従来の有線イヤホンを気持ち悪いと思い始めたきっかけは、中学生の頃、同級生がプロフィール欄に書いていたその一言だった。気持ちは分からなくもない。当時といえば、私もちょうどウォークマンを購入したぐらいの時期。それで音楽を聴くこと自体がちょっとカッコいいものだと思っていたし、先生にバレないように再生する時の背徳感とか、 真面目に授業受けているクラスメイトに対する優越感とか、きっとあったんだろう。


だけど、何が酸素だよ。別に、音楽がなくなったから死ぬなんてことはないでしょうが。まあこれは偏見だけども、むしろ、そういうことを言う人であればあるほど、その人の生活にとって音楽はさほど重要ではないように思えたのだ、傍から見ていて。


薄っぺらい人間の言う、薄っぺらい言葉だ。心のどこかで嘲笑っていたら、次第に、耳にイヤホンを挿している人が点滴を繋がれた病人にしか見えなくなった。電車内の長椅子に人々が座る光景はまる で病院の待合室のよう。これを抜いたらみんな死ぬんだろうか。 だとしたら、この電車は私たちをどこへ運ぶつもりなのだろうか。

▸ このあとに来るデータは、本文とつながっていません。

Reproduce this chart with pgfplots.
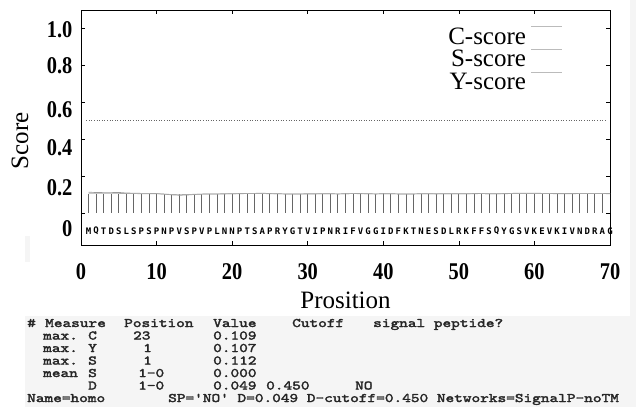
\documentclass[border=0pt]{standalone}
\usepackage{pgfplots}
\pgfplotsset{compat=1.18}
\usepackage{fontspec}
\newfontfamily\labfont{Liberation Serif}
\newfontfamily\numfont[FakeStretch=0.85]{Liberation Serif}
\newfontfamily\tabfont[FakeStretch=1.27, FakeBold=2.5]{lmmono10-regular.otf}
\newfontfamily\seqfont{DejaVu Sans Mono}
\newcommand{\lab}{\labfont\fontsize{25bp}{25bp}\selectfont}
\newcommand{\num}{\numfont\bfseries\fontsize{24bp}{24bp}\selectfont}
\newcommand{\tab}{\tabfont\fontsize{13bp}{13bp}\selectfont}
% place a table word at a pixel position (x, baseline y)
\newcommand{\tx}[3]{\node[anchor=base west, inner sep=0pt, font=\tab, text=black!85] at (#1bp,-#2bp) {#3};}

\definecolor{barc}{HTML}{666666}
\definecolor{sline}{HTML}{999999}
\definecolor{yline}{HTML}{AAAAAA}
\definecolor{legl}{HTML}{BBBBBB}

\begin{document}
\begin{tikzpicture}
\useasboundingbox (0bp,0bp) rectangle (636bp,-411bp);
\fill[black!4] (25bp,-316bp) rectangle (636bp,-407bp);
\fill[black!4] (630bp,0bp) rectangle (636bp,-316bp);
\fill[black!4] (25bp,-236bp) rectangle (30bp,-262bp);
\begin{axis}[
  at={(81bp,-245bp)}, anchor=south west,
  width=529bp, height=235bp, scale only axis,
  xmin=0, xmax=70, ymin=-0.173, ymax=1.097,
  axis line style={black, line width=0.8bp},
  xtick={0,10,...,70}, xticklabels={0,10,20,30,40,50,60,70},
  ytick={0,0.2,0.4,0.6,0.8,1.0}, yticklabels={},
  major tick length=4bp,
  tick style={black, line width=0.6bp},
  xticklabel style={font=\num, anchor=base, inner sep=0pt, yshift=-34bp},
  yticklabel style={font=\num, anchor=east, inner sep=0pt, xshift=-8.5bp},
  extra y ticks={-0.086,0.135,0.351,0.557,0.795,0.989},
  extra y tick labels={0,0.2,0.4,0.6,0.8,1.0},
  extra y tick style={major tick length=0pt},
  xlabel={Prosition}, ylabel={Score},
  xlabel style={font=\lab, at={(axis description cs:0.5,-0.235)}, anchor=center},
  ylabel style={font=\lab, at={(axis description cs:-0.1153,0.443)}, anchor=center},
  legend plot pos=right,
  legend cell align=right,
  legend style={draw=none, fill=none, inner sep=0pt, column sep=5bp, row sep=3.5bp,
    at={(axis description cs:0.911,0.932)}, anchor=north east,
    nodes={font=\lab, inner sep=0pt}},
  legend image code/.code={\draw[#1] (0bp,10bp) -- (31bp,10bp);},
]
% C-score
\addplot[ycomb, barc, line width=0.9bp, forget plot] coordinates {
(1,0.104)(2,0.104)(3,0.105)(4,0.104)(5,0.105)(6,0.103)(7,0.104)(8,0.104)(9,0.103)(10,0.104)
(11,0.103)(12,0.104)(13,0.103)(14,0.104)(15,0.104)(16,0.104)(17,0.105)(18,0.104)(19,0.105)(20,0.105)
(21,0.106)(22,0.107)(23,0.109)(24,0.105)(25,0.104)(26,0.104)(27,0.103)(28,0.104)(29,0.104)(30,0.104)
(31,0.104)(32,0.105)(33,0.104)(34,0.104)(35,0.106)(36,0.107)(37,0.105)(38,0.104)(39,0.105)(40,0.106)
(41,0.104)(42,0.104)(43,0.104)(44,0.104)(45,0.105)(46,0.104)(47,0.104)(48,0.104)(49,0.105)(50,0.104)
(51,0.104)(52,0.105)(53,0.106)(54,0.104)(55,0.104)(56,0.105)(57,0.106)(58,0.106)(59,0.104)(60,0.105)
(61,0.104)(62,0.104)(63,0.105)(64,0.104)(65,0.105)(66,0.106)(67,0.106)(68,0.105)(69,0.106)(70,0.104)
};
% S-score
\addplot[sline, line width=0.7bp, forget plot] coordinates {
(1,0.112)(2,0.111)(3,0.110)(4,0.110)(5,0.111)(6,0.108)(7,0.107)(8,0.106)(9,0.106)(10,0.105)
(11,0.102)(12,0.098)(13,0.096)(14,0.097)(15,0.100)(16,0.102)(17,0.103)(18,0.103)(19,0.104)(20,0.104)
(21,0.105)(22,0.105)(23,0.106)(24,0.107)(25,0.105)(26,0.104)(27,0.103)(28,0.103)(29,0.103)(30,0.104)
(31,0.104)(32,0.104)(33,0.104)(34,0.103)(35,0.104)(36,0.105)(37,0.105)(38,0.104)(39,0.103)(40,0.104)
(41,0.104)(42,0.103)(43,0.103)(44,0.103)(45,0.104)(46,0.104)(47,0.104)(48,0.104)(49,0.104)(50,0.104)
(51,0.104)(52,0.105)(53,0.105)(54,0.104)(55,0.104)(56,0.105)(57,0.106)(58,0.107)(59,0.107)(60,0.107)
(61,0.106)(62,0.106)(63,0.105)(64,0.105)(65,0.105)(66,0.105)(67,0.106)(68,0.106)(69,0.106)(70,0.105)
};
% Y-score
\addplot[yline, line width=0.7bp, forget plot] coordinates {
(1,0.107)(2,0.107)(3,0.106)(4,0.106)(5,0.106)(6,0.105)(7,0.105)(8,0.104)(9,0.104)(10,0.104)
(11,0.102)(12,0.100)(13,0.099)(14,0.100)(15,0.101)(16,0.102)(17,0.103)(18,0.103)(19,0.103)(20,0.104)
(21,0.104)(22,0.105)(23,0.106)(24,0.105)(25,0.104)(26,0.104)(27,0.103)(28,0.103)(29,0.103)(30,0.103)
(31,0.103)(32,0.104)(33,0.104)(34,0.103)(35,0.104)(36,0.105)(37,0.104)(38,0.104)(39,0.103)(40,0.104)
(41,0.104)(42,0.103)(43,0.103)(44,0.103)(45,0.104)(46,0.104)(47,0.103)(48,0.104)(49,0.104)(50,0.104)
(51,0.104)(52,0.104)(53,0.105)(54,0.104)(55,0.104)(56,0.104)(57,0.105)(58,0.105)(59,0.105)(60,0.105)
(61,0.105)(62,0.105)(63,0.104)(64,0.104)(65,0.104)(66,0.105)(67,0.105)(68,0.105)(69,0.105)(70,0.104)
};
% cutoff line
\addplot[dotted, black!60, line width=0.6bp, forget plot] coordinates {(0.7,0.5) (69.5,0.5)};
% sequence
\addplot[draw=none, mark=none, forget plot, nodes near coords, point meta=explicit symbolic,
  every node near coord/.style={anchor=center, inner sep=0pt, font=\seqfont\bfseries\fontsize{9bp}{9bp}\selectfont}]
coordinates {
(1,-0.097)[M](2,-0.097)[Q](3,-0.097)[T](4,-0.097)[D](5,-0.097)[S](6,-0.097)[L](7,-0.097)[S](8,-0.097)[P](9,-0.097)[S](10,-0.097)[P]
(11,-0.097)[N](12,-0.097)[P](13,-0.097)[V](14,-0.097)[S](15,-0.097)[P](16,-0.097)[V](17,-0.097)[P](18,-0.097)[L](19,-0.097)[N](20,-0.097)[N]
(21,-0.097)[P](22,-0.097)[T](23,-0.097)[S](24,-0.097)[A](25,-0.097)[P](26,-0.097)[R](27,-0.097)[Y](28,-0.097)[G](29,-0.097)[T](30,-0.097)[V]
(31,-0.097)[I](32,-0.097)[P](33,-0.097)[N](34,-0.097)[R](35,-0.097)[I](36,-0.097)[F](37,-0.097)[V](38,-0.097)[G](39,-0.097)[G](40,-0.097)[I]
(41,-0.097)[D](42,-0.097)[F](43,-0.097)[K](44,-0.097)[T](45,-0.097)[N](46,-0.097)[E](47,-0.097)[S](48,-0.097)[D](49,-0.097)[L](50,-0.097)[R]
(51,-0.097)[K](52,-0.097)[F](53,-0.097)[F](54,-0.097)[S](55,-0.097)[Q](56,-0.097)[Y](57,-0.097)[G](58,-0.097)[S](59,-0.097)[V](60,-0.097)[K]
(61,-0.097)[E](62,-0.097)[V](63,-0.097)[K](64,-0.097)[I](65,-0.097)[V](66,-0.097)[N](67,-0.097)[D](68,-0.097)[R](69,-0.097)[A](70,-0.097)[G]
};
\addlegendimage{legl, line width=0.7bp}\addlegendentry{C-score}
\addlegendimage{legl, line width=0.7bp}\addlegendentry{S-score}
\addlegendimage{legl, line width=0.7bp}\addlegendentry{Y-score}
\end{axis}
% result table
\tx{27}{327}{\#}\tx{45}{327}{Measure}\tx{124}{327}{Position}\tx{213}{327}{Value}\tx{292}{327}{Cutoff}\tx{373}{327}{signal peptide?}
\tx{43}{339.5}{max.}\tx{88}{339.5}{C}\tx{133}{339.5}{23}\tx{213}{339.5}{0.109}
\tx{43}{352}{max.}\tx{88}{352}{Y}\tx{143}{352}{1}\tx{213}{352}{0.107}
\tx{43}{364.5}{max.}\tx{88}{364.5}{S}\tx{143}{364.5}{1}\tx{213}{364.5}{0.112}
\tx{43}{377}{mean}\tx{88}{377}{S}\tx{138}{377}{1-0}\tx{213}{377}{0.000}
\tx{88}{389.5}{D}\tx{138}{389.5}{1-0}\tx{213}{389.5}{0.049}\tx{266}{389.5}{0.450}\tx{355}{389.5}{NO}
\tx{27}{402}{Name=homo}\tx{168}{402}{SP='NO' D=0.049 D-cutoff=0.450 Networks=SignalP-noTM}
\end{tikzpicture}
\end{document}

だから、文明の利器に感謝している。我々は、あの煩わしい管からいよいよ解放されたのだ! 気味悪い光景はそう遠くない未来に撲滅するだろう!


「ペンペンポコポン」


玄関を出る時、今日も私は昂揚した気分でワイヤレスイヤホンを起動させる。今の自分の職業や、その給料によって生活ができているという事実には目を瞑りながら。